- _DIRECTION_:
Where a line below holds the string "uses", copy that line.

- _Data listing_:
┏━━

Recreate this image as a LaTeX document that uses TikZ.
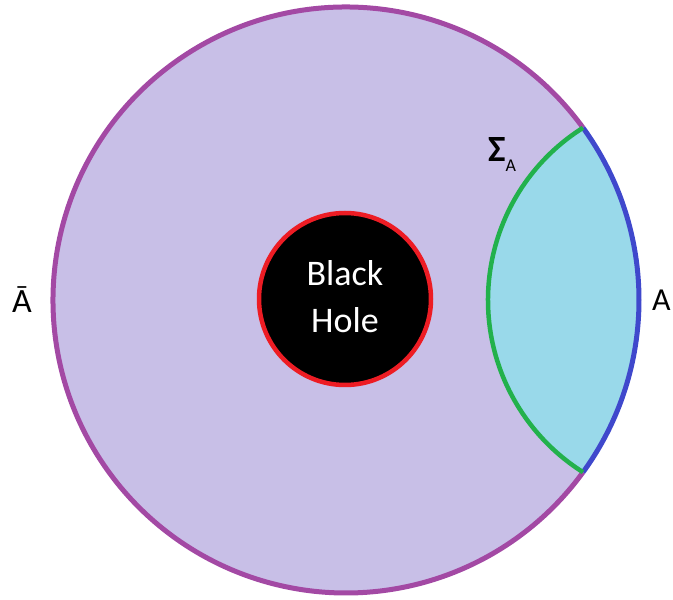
\documentclass[tikz,border=0pt]{standalone}
\usepackage{fontspec}
\setmainfont{Carlito}
\usetikzlibrary{calc}
\definecolor{lavendel}{HTML}{C8BFE7}
\definecolor{hellblau}{HTML}{99D9EA}
\definecolor{lila}{HTML}{A349A4}
\definecolor{blau}{HTML}{3F48CC}
\definecolor{gruen}{HTML}{22B14C}
\definecolor{rot}{HTML}{ED1C24}
\begin{document}
\begin{tikzpicture}[x=1pt, y=1pt, every node/.style={font=\fontsize{34}{40}\selectfont}]
  \useasboundingbox (0,0) rectangle (673,600);
  % Mittelpunkte: Aussenkreis und Kreis von Sigma_A
  \coordinate (mitte) at (346,300);
  \coordinate (gmitte) at (691.6,300);
  \coordinate (oben) at ($(mitte)+(36:293pt)$);
  % Aussenkreis (Flaeche)
  \fill[lavendel] (mitte) circle[radius=293pt];
  % Bereich A (Linse rechts)
  \fill[hellblau] (oben) arc[start angle=36, end angle=-36, radius=293pt]
    arc[start angle=237.76, end angle=122.24, radius=203.6pt] -- cycle;
  % Rand von A-quer
  \draw[lila, line width=5pt] (oben) arc[start angle=36, end angle=324, radius=293pt];
  % Rand von A
  \draw[blau, line width=5pt] (oben) arc[start angle=36, end angle=-36, radius=293pt];
  % Flaeche Sigma_A
  \draw[gruen, line width=4.5pt] (gmitte) ++(122.24:203.6pt)
    arc[start angle=122.24, end angle=237.76, radius=203.6pt];
  % Schwarzes Loch
  \node[circle, draw=rot, fill=black, line width=4.5pt, minimum size=172pt, inner sep=0pt,
        text=white, align=center, font=\fontsize{36}{47}\selectfont] (bh) at (345,301)
    {\raisebox{5pt}{Black}\\\raisebox{5pt}{Hole}};
  % Beschriftungen
  \node (aquer) at (22,300) {Ā};
  \node[anchor=west, inner sep=0pt, font=\fontsize{32}{38}\selectfont] (a) at (652,300) {A};
  \node[anchor=base west, inner sep=0pt, font=\fontsize{37}{40}\selectfont] (sigma) at (488,438)
    {\textbf{Σ}\raisebox{-10pt}{\fontsize{18}{18}\selectfont A}};
\end{tikzpicture}
\end{document}
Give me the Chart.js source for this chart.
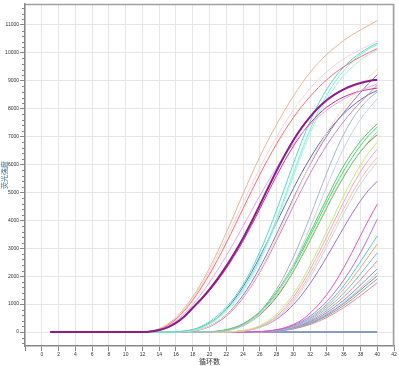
<!DOCTYPE html>
<html>
<head>
<meta charset="utf-8">
<script src="https://cdn.jsdelivr.net/npm/chart.js@4.4.1/dist/chart.umd.min.js"></script>
<style>
  html, body { margin: 0; padding: 0; background: #fff; }
  #wrap { width: 399px; height: 366px; }
</style>
</head>
<body>
<div id="wrap"><canvas id="qpcr"></canvas></div>
<script>
// ciclos y marcas de ejes
const cycles = [1,2,3,4,5,6,7,8,9,10,11,12,13,14,15,16,17,18,19,20,21,22,23,24,25,26,27,28,29,30,31,32,33,34,35,36,37,38,39,40];
const xTicks = [-2,0,2,4,6,8,10,12,14,16,18,20,22,24,26,28,30,32,34,36,38,40,42];
const yTicks = [0,1000,2000,3000,4000,5000,6000,7000,8000,9000,10000,11000];

// grupo temprano
const purpleA = [0,0,0,0,0,0,0,0,0,0,0,0,20,70,170,330,560,870,1180,1530,1920,2360,2840,3360,3940,4550,5170,5780,6350,6870,7320,7710,8040,8310,8520,8690,8820,8920,8990,9040];
const orangeA = [0,0,0,0,0,0,0,0,0,0,0,10,40,120,280,520,850,1260,1740,2290,2900,3560,4250,4950,5630,6280,6880,7430,7960,8450,8900,9300,9650,9950,10210,10440,10640,10820,10990,11150];
const redA = [0,0,0,0,0,0,0,0,0,0,0,5,30,100,240,460,760,1140,1580,2070,2610,3190,3800,4420,5040,5640,6210,6740,7230,7680,8080,8440,8760,9040,9290,9500,9690,9860,10010,10150];
const pinkA = [0,0,0,0,0,0,0,0,0,0,0,5,30,100,250,480,800,1200,1660,2180,2750,3360,3990,4630,5260,5870,6450,6990,7490,7950,8360,8730,9050,9330,9570,9780,9960,10120,10270,10420];
const lavenderA = [0,0,0,0,0,0,0,0,0,0,0,0,20,80,200,390,650,980,1360,1780,2240,2730,3250,3790,4340,4880,5400,5890,6340,6750,7110,7430,7710,7950,8160,8340,8500,8640,8770,8890];
const crimsonA = [0,0,0,0,0,0,0,0,0,0,0,0,15,60,160,320,540,840,1140,1480,1860,2280,2750,3260,3820,4410,5010,5600,6150,6660,7100,7480,7800,8060,8260,8420,8540,8630,8690,8740];

// grupo B
const cyan1 = [0,0,0,0,0,0,0,0,0,0,0,0,0,0,0,10,35,90,200,370,600,890,1250,1700,2240,2870,3580,4370,5200,6030,6830,7550,8180,8710,9140,9490,9770,10000,10190,10350];
const cyan2 = [0,0,0,0,0,0,0,0,0,0,0,0,0,0,0,5,25,70,160,310,520,790,1120,1530,2030,2620,3300,4060,4870,5700,6510,7260,7930,8500,8970,9360,9680,9940,10140,10300];
const cyan3 = [0,0,0,0,0,0,0,0,0,0,0,0,0,0,0,5,20,60,140,280,480,740,1060,1470,1960,2540,3210,3960,4760,5580,6380,7120,7780,8340,8800,9180,9490,9740,9940,10100];
const peachB = [0,0,0,0,0,0,0,0,0,0,0,0,0,0,0,0,10,40,100,210,380,610,900,1260,1690,2190,2760,3380,4040,4720,5390,6030,6620,7150,7620,8030,8400,8780,9120,9430];
const violetB = [0,0,0,0,0,0,0,0,0,0,0,0,0,0,0,0,10,40,100,210,380,620,930,1320,1780,2310,2890,3510,4150,4790,5410,6000,6540,7030,7470,7860,8230,8580,8910,9220];
const pinkB = [0,0,0,0,0,0,0,0,0,0,0,0,0,0,0,0,10,35,90,190,350,570,860,1220,1650,2140,2690,3280,3890,4510,5110,5680,6210,6700,7140,7540,7900,8230,8540,8840];
const slateB = [0,0,0,0,0,0,0,0,0,0,0,0,0,0,0,10,30,80,170,320,530,820,1180,1620,2130,2700,3300,3920,4540,5140,5710,6230,6710,7130,7500,7820,8090,8320,8510,8650];
const grayB1 = [0,0,0,0,0,0,0,0,0,0,0,0,0,0,0,0,0,0,0,0,20,60,140,270,470,740,1090,1530,2060,2680,3380,4140,4930,5710,6440,7080,7610,8030,8360,8600];
const grayB2 = [0,0,0,0,0,0,0,0,0,0,0,0,0,0,0,0,0,0,0,0,15,45,110,220,390,630,950,1350,1840,2410,3050,3750,4480,5220,5930,6580,7140,7620,8010,8350];

// grupo C (verdes)
const green1 = [0,0,0,0,0,0,0,0,0,0,0,0,0,0,0,0,0,0,0,10,35,85,170,300,490,740,1060,1440,1890,2400,2960,3560,4180,4800,5400,5960,6420,6830,7170,7460];
const green2 = [0,0,0,0,0,0,0,0,0,0,0,0,0,0,0,0,0,0,0,5,30,75,155,280,460,700,1010,1380,1820,2320,2870,3450,4050,4650,5230,5770,6250,6680,7040,7340];
const green3 = [0,0,0,0,0,0,0,0,0,0,0,0,0,0,0,0,0,0,0,5,25,65,140,255,420,650,940,1300,1720,2200,2740,3310,3900,4490,5060,5590,6060,6480,6840,7180];
const oliveC = [0,0,0,0,0,0,0,0,0,0,0,0,0,0,0,0,0,0,0,5,20,55,120,230,390,610,900,1250,1680,2170,2710,3280,3870,4460,5030,5560,6040,6460,6800,7070];

// grupo D
const ygD = [0,0,0,0,0,0,0,0,0,0,0,0,0,0,0,0,0,0,0,0,0,5,20,55,120,230,400,640,960,1360,1840,2390,2990,3620,4260,4880,5460,5980,6430,6800];
const pinkD = [0,0,0,0,0,0,0,0,0,0,0,0,0,0,0,0,0,0,0,0,0,5,15,45,100,200,350,570,870,1250,1710,2240,2820,3430,4050,4660,5230,5740,6180,6550];
const peachD = [0,0,0,0,0,0,0,0,0,0,0,0,0,0,0,0,0,0,0,0,0,5,15,40,90,180,320,520,800,1160,1590,2090,2640,3230,3830,4420,4970,5470,5900,6250];
const blueD = [0,0,0,0,0,0,0,0,0,0,0,0,0,0,0,0,0,0,0,0,0,0,10,35,80,160,290,480,740,1080,1490,1970,2500,3070,3660,4240,4790,5290,5720,6080];
const purpleD = [0,0,0,0,0,0,0,0,0,0,0,0,0,0,0,0,0,0,0,0,0,5,15,40,90,170,290,460,690,980,1330,1740,2200,2700,3220,3740,4240,4700,5090,5400];

// grupo tardío
const magentaE = [0,0,0,0,0,0,0,0,0,0,0,0,0,0,0,0,0,0,0,0,0,0,0,0,5,15,40,85,160,270,430,680,980,1350,1790,2300,2860,3450,4030,4580];
const violetE = [0,0,0,0,0,0,0,0,0,0,0,0,0,0,0,0,0,0,0,0,0,0,0,0,5,15,35,75,140,240,380,570,810,1100,1450,1860,2320,2840,3420,4040];
const cyanE = [0,0,0,0,0,0,0,0,0,0,0,0,0,0,0,0,0,0,0,0,0,0,0,0,0,10,30,65,125,215,340,510,730,990,1300,1660,2070,2520,2980,3440];
const orangeE = [0,0,0,0,0,0,0,0,0,0,0,0,0,0,0,0,0,0,0,0,0,0,0,0,0,10,25,60,115,200,320,480,680,920,1200,1530,1900,2310,2730,3150];
const skyE = [0,0,0,0,0,0,0,0,0,0,0,0,0,0,0,0,0,0,0,0,0,0,0,0,0,10,25,55,105,180,290,440,630,850,1100,1390,1720,2080,2460,2840];
const roseE = [0,0,0,0,0,0,0,0,0,0,0,0,0,0,0,0,0,0,0,0,0,0,0,0,0,5,20,50,95,165,265,400,570,770,1000,1260,1550,1870,2210,2550];
const steelE1 = [0,0,0,0,0,0,0,0,0,0,0,0,0,0,0,0,0,0,0,0,0,0,0,0,0,5,20,45,90,155,245,370,520,700,910,1140,1400,1680,1970,2260];
const steelE2 = [0,0,0,0,0,0,0,0,0,0,0,0,0,0,0,0,0,0,0,0,0,0,0,0,0,5,15,40,80,140,225,340,480,650,840,1060,1300,1560,1840,2120];
const brownE = [0,0,0,0,0,0,0,0,0,0,0,0,0,0,0,0,0,0,0,0,0,0,0,0,0,0,15,40,80,140,220,330,460,620,810,1020,1250,1500,1760,2010];
const tealE = [0,0,0,0,0,0,0,0,0,0,0,0,0,0,0,0,0,0,0,0,0,0,0,0,0,0,15,35,70,125,200,300,425,575,750,950,1170,1410,1660,1900];
const pinkE = [0,0,0,0,0,0,0,0,0,0,0,0,0,0,0,0,0,0,0,0,0,0,0,0,0,0,10,30,60,110,180,270,385,525,690,875,1080,1300,1530,1770];

// control negativo
const flatNeg = [0,0,0,0,0,0,0,0,0,0,0,0,0,0,0,0,0,0,0,0,0,0,0,0,0,0,0,0,0,0,0,0,0,0,0,0,0,0,0,0];

// [datos, color, grosor] - el primero queda encima
const lines = [
  [purpleA, '#8e1b8e', 2],
  [orangeA, '#eeb48c', 1],
  [redA, '#ff6b6b', 1],
  [pinkA, '#ffcfe0', 1],
  [lavenderA, '#dfa8ee', 1],
  [crimsonA, '#d0357c', 1],
  [cyan1, '#4fe0c0', 1],
  [cyan2, '#7ff0d8', 1],
  [cyan3, '#a8f0e8', 1],
  [peachB, '#ffd9b0', 1],
  [violetB, '#8c78d8', 1],
  [pinkB, '#d080c8', 1],
  [slateB, '#6868b8', 1],
  [grayB1, '#a8b4cc', 1],
  [grayB2, '#c8d2e2', 1],
  [green1, '#55cc55', 1],
  [green2, '#33dd77', 1],
  [green3, '#99e699', 1],
  [oliveC, '#a07850', 1],
  [ygD, '#b8f070', 1],
  [pinkD, '#ff9ccc', 1],
  [peachD, '#f8c0a0', 1],
  [blueD, '#c4d4ec', 1],
  [purpleD, '#a070d8', 1],
  [magentaE, '#f050c0', 1],
  [violetE, '#b070e8', 1],
  [cyanE, '#50c8e8', 1],
  [orangeE, '#f0a860', 1],
  [skyE, '#70b8ff', 1],
  [roseE, '#d89090', 1],
  [steelE1, '#8090d0', 1],
  [steelE2, '#a8c0e8', 1],
  [brownE, '#a88070', 1],
  [tealE, '#70b0b0', 1],
  [pinkE, '#ff8098', 1],
  [flatNeg, '#5f80b8', 1.5]
];

// marco gris y marcas menores del eje Y
const frame = {
  id: 'frame',
  afterDraw(chart) {
    const { ctx, chartArea: a, scales: { y } } = chart;
    ctx.save();
    ctx.strokeStyle = '#a0a0a0';
    ctx.lineWidth = 1.5;
    ctx.beginPath();
    ctx.moveTo(a.left, a.top + 0.5);
    ctx.lineTo(a.right - 0.5, a.top + 0.5);
    ctx.lineTo(a.right - 0.5, a.bottom);
    ctx.stroke();
    ctx.strokeStyle = '#888';
    ctx.lineWidth = 1;
    for (let v = -400; v < 11750; v += 200) {
      if (v % 1000 === 0) continue;
      const py = Math.round(y.getPixelForValue(v)) + 0.5;
      ctx.beginPath();
      ctx.moveTo(a.left - 3, py);
      ctx.lineTo(a.left, py);
      ctx.stroke();
    }
    ctx.restore();
  }
};

const tickFont = { size: 5, family: 'Liberation Sans' };
const titleFont = { size: 7, family: 'Noto Sans CJK SC' };

new Chart(document.getElementById('qpcr').getContext('2d'), {
  type: 'line',
  data: {
    datasets: lines.map(([vals, color, w]) => ({
      data: vals.map((v, i) => ({ x: cycles[i], y: v })),
      borderColor: color,
      borderWidth: w,
      pointRadius: 0,
      fill: false,
      cubicInterpolationMode: 'monotone'
    }))
  },
  options: {
    responsive: true,
    maintainAspectRatio: false,
    animation: false,
    layout: { padding: { top: 2, right: 5, left: 0, bottom: 0 } },
    plugins: { legend: { display: false }, tooltip: { enabled: false } },
    scales: {
      x: {
        type: 'linear',
        min: -2,
        max: 42,
        afterBuildTicks: s => { s.ticks = xTicks.map(v => ({ value: v })); },
        afterFit: s => { s.height = 20; },
        ticks: { font: tickFont, color: '#333', maxRotation: 0, padding: 1, autoSkip: false,
                 callback: v => (v < 0 ? '' : String(v)) },
        grid: { color: '#e6e6e6', tickLength: 5, tickColor: '#888' },
        border: { color: '#888', width: 1.5 },
        title: { display: true, text: '循环数', font: titleFont, color: '#333', padding: 0 }
      },
      y: {
        min: -500,
        max: 11750,
        afterBuildTicks: s => { s.ticks = yTicks.map(v => ({ value: v })); },
        afterFit: s => { s.width = 25; },
        ticks: { font: tickFont, color: '#333', padding: 1, autoSkip: false,
                 callback: v => String(v) },
        grid: { color: '#e6e6e6', tickLength: 5, tickColor: '#888' },
        border: { color: '#888', width: 1.5 },
        title: { display: true, text: '荧光强度', font: titleFont, color: '#3a6f8f', padding: 0 }
      }
    }
  },
  plugins: [frame]
});
</script>
</body>
</html>
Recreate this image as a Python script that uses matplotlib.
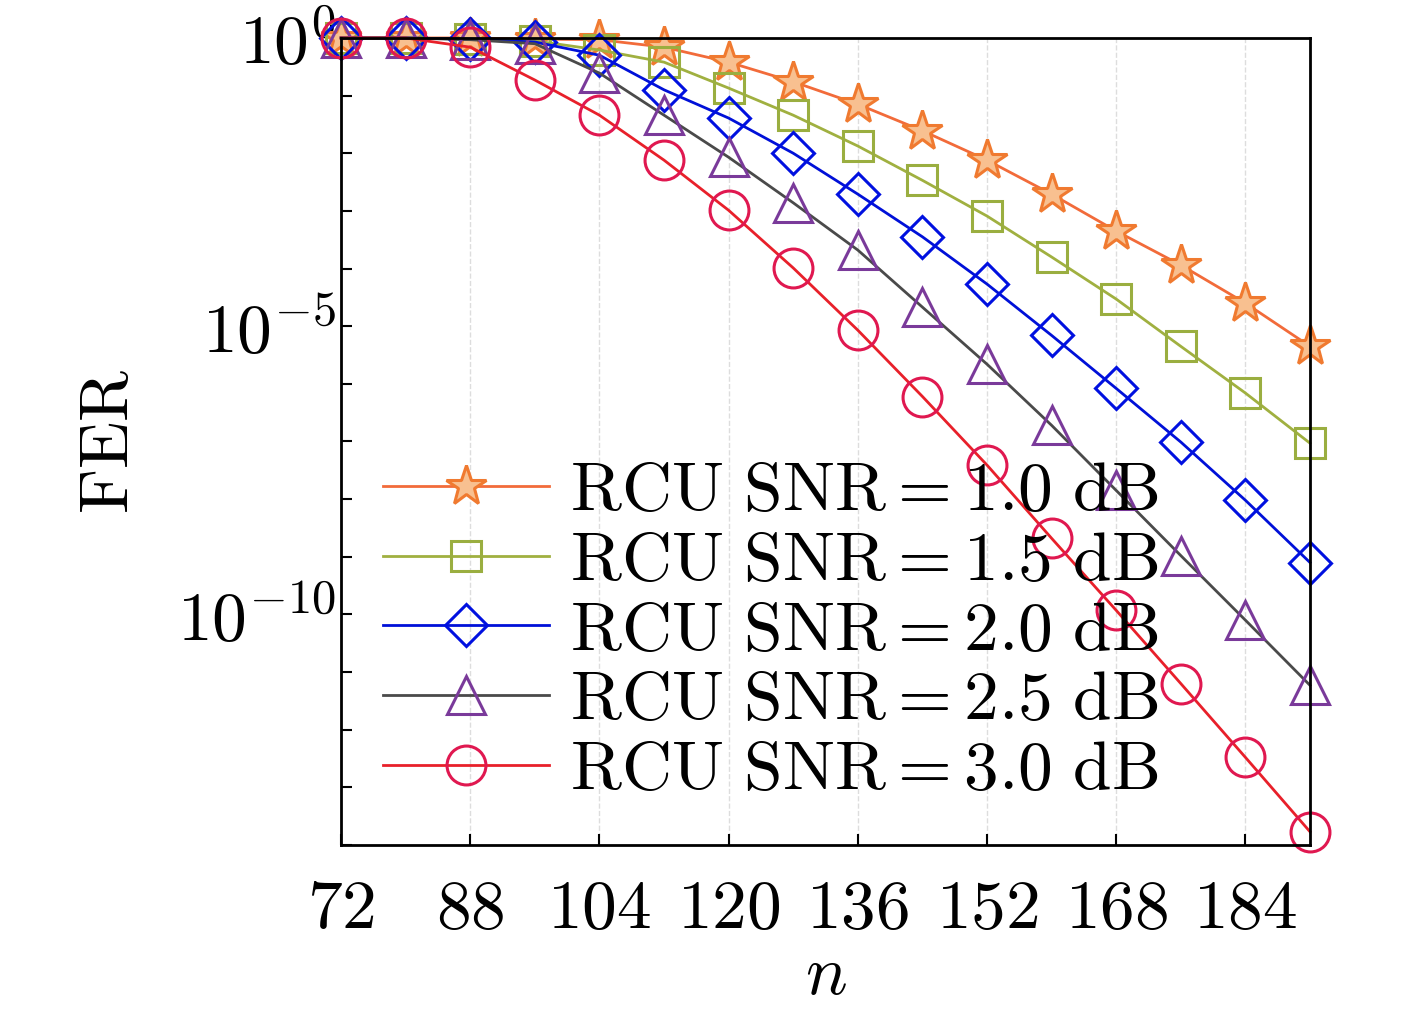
import numpy as np
import matplotlib
matplotlib.use("Agg")
import matplotlib.pyplot as plt

plt.rcParams['mathtext.fontset'] = 'cm'
plt.rcParams['font.family'] = ['DejaVu Serif']

n = [72, 80, 88, 96, 104, 112, 120, 128, 136, 144, 152, 160, 168, 176, 184, 192]
log_fer_10 = [0, 0, 0, -0.02, -0.03, -0.16, -0.42, -0.76, -1.15, -1.61, -2.12, -2.71, -3.35, -3.94, -4.6, -5.35]
log_fer_15 = [0, 0, -0.02, -0.05, -0.21, -0.42, -0.87, -1.34, -1.875, -2.47, -3.09, -3.8, -4.53, -5.35, -6.16, -7.03]
log_fer_20 = [0, 0, -0.02, -0.07, -0.3, -0.9, -1.39, -2.0, -2.71, -3.45, -4.27, -5.16, -6.08, -7.01, -8.02, -9.1]
log_fer_25 = [0, 0, -0.03, -0.1, -0.61, -1.34, -2.07, -2.86, -3.68, -4.67, -5.66, -6.72, -7.85, -8.98, -10.1, -11.23]
log_fer_30 = [0, 0, -0.16, -0.73, -1.34, -2.12, -2.99, -3.99, -5.07, -6.22, -7.41, -8.68, -9.93, -11.2, -12.48, -13.77]
labels = ["RCU SNR=1.0 dB", "RCU SNR=1.5 dB", "RCU SNR=2.0 dB", "RCU SNR=2.5 dB", "RCU SNR=3.0 dB"]
xticks = [72, 88, 104, 120, 136, 152, 168, 184]

def cm(s):
    return r'$\mathrm{' + s.replace(' ', r'\ ').replace('=', '{=}') + '}$'

series = [log_fer_10, log_fer_15, log_fer_20, log_fer_25, log_fer_30]
styles = [
    dict(color='#f26b3a', marker='*', mec='#f07a30', mfc='#f8c090', ms=30),
    dict(color='#a0b040', marker='s', mec='#9aae40', mfc='none', ms=21),
    dict(color='#0010d8', marker='D', mec='#0010e0', mfc='none', ms=21),
    dict(color='#4a4a4a', marker='^', mec='#7a3a9a', mfc='none', ms=28),
    dict(color='#e8202a', marker='o', mec='#e01850', mfc='none', ms=28),
]

fig = plt.figure(figsize=(14.17, 10.23), dpi=100)
ax = fig.add_axes([0.2407, 0.174, 0.6838, 0.7889])
for s, lab, st in zip(series, labels, styles):
    ax.semilogy(n, 10.0 ** np.array(s), lw=2, mew=2.2, label=cm(lab), clip_on=False, **st)

ax.set_xlim(72, 192)
ax.set_ylim(1e-14, 1)
ax.set_xticks(xticks)
ax.set_xticklabels([cm(str(x)) for x in xticks], fontsize=50)
dec = list(range(-14, 1))
ax.set_yticks([10.0 ** d for d in dec])
ax.set_yticklabels([r'$10^{%d}$' % d if d in (0, -5, -10) else '' for d in dec], fontsize=50)
ax.minorticks_off()
ax.tick_params(axis='x', pad=22)
ax.tick_params(direction='in', length=8, width=1.5)
ax.grid(axis='x', color='#dddddd', ls='--', lw=1)
for sp in ax.spines.values():
    sp.set_linewidth(2)
ax.set_xlabel(r'$n$', fontsize=50, labelpad=0)
ax.set_ylabel(cm('FER'), fontsize=50, labelpad=25)
leg = ax.legend(loc='lower left', bbox_to_anchor=(0.0, 0.0), fontsize=50, frameon=False,
                handlelength=2.4, labelspacing=0.05, borderaxespad=0.2, handletextpad=0.3)
fig.savefig('out.png', dpi=100)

┗━━

- _FINAL ANSWER_:
Recreate this image as a LaTeX document that uses TikZ.
Recreate this image as a Python script that uses matplotlib.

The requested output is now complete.